Переговоры заняли шесть дней. Никто за это время и не собирался уезжать обратно в Финляндию. Обмен информацией между делегацией и Хельсинки шел с использованием такого инструмента современной цивилизации, как телеграммы.
Словом, сходство с сегодняшней ситуацией — не в том, что боевые действия якобы всегда продолжаются и во время переговоров (шесть дней — это не недели, месяцы и годы), а в логике советской переговорной стороны, не готовой считаться с людскими потерями.
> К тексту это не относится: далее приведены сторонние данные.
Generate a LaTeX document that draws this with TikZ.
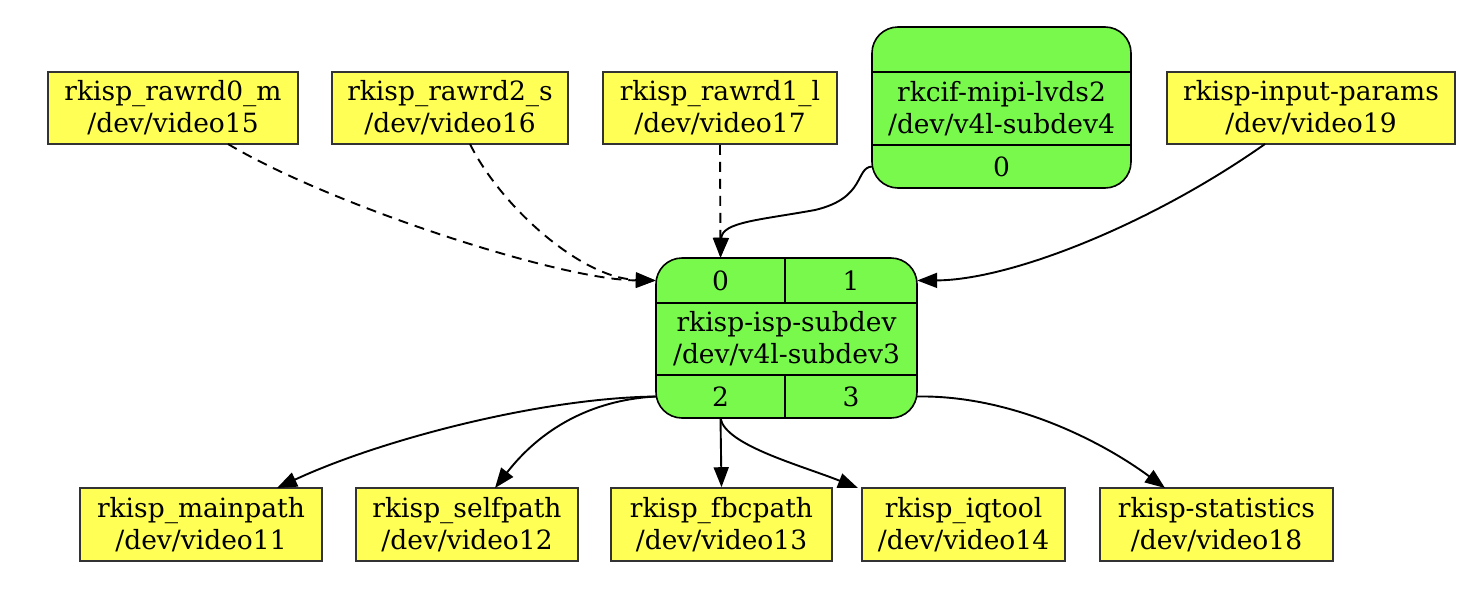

Как точно заметил Паасикиви, у противоположной стороны были «иные нравственные ценности».
По официальным данным, советские потери в живой силе составили 126 875 человек, то есть, как отмечает историк Киммо Рентола, «за 105 дней войны намного больше, чем за десять лет в Афганистане».
P. S.
«...Надо перебить всех остальных, тогда дело кончится, — с оптимизмом высказывался Сталин 21 января 1940 года (по записям Георгия Димитрова) о населении Финляндии. — Надо оставить только детей и стариков. Мы не хотим территории Финляндии. Единственное, что требуется от Финляндии, — чтобы она стала дружественной Советскому Союзу державой...»
Ничего этого Сталин не получил, кроме фрагментов территорий. А дружественной державой Финляндия стала при Хрущеве. Оставалась ею десятилетиями и в постсоветские годы. До СВО Путина.
* Андрея Колесникова Минюст РФ считает «иностранным агентом».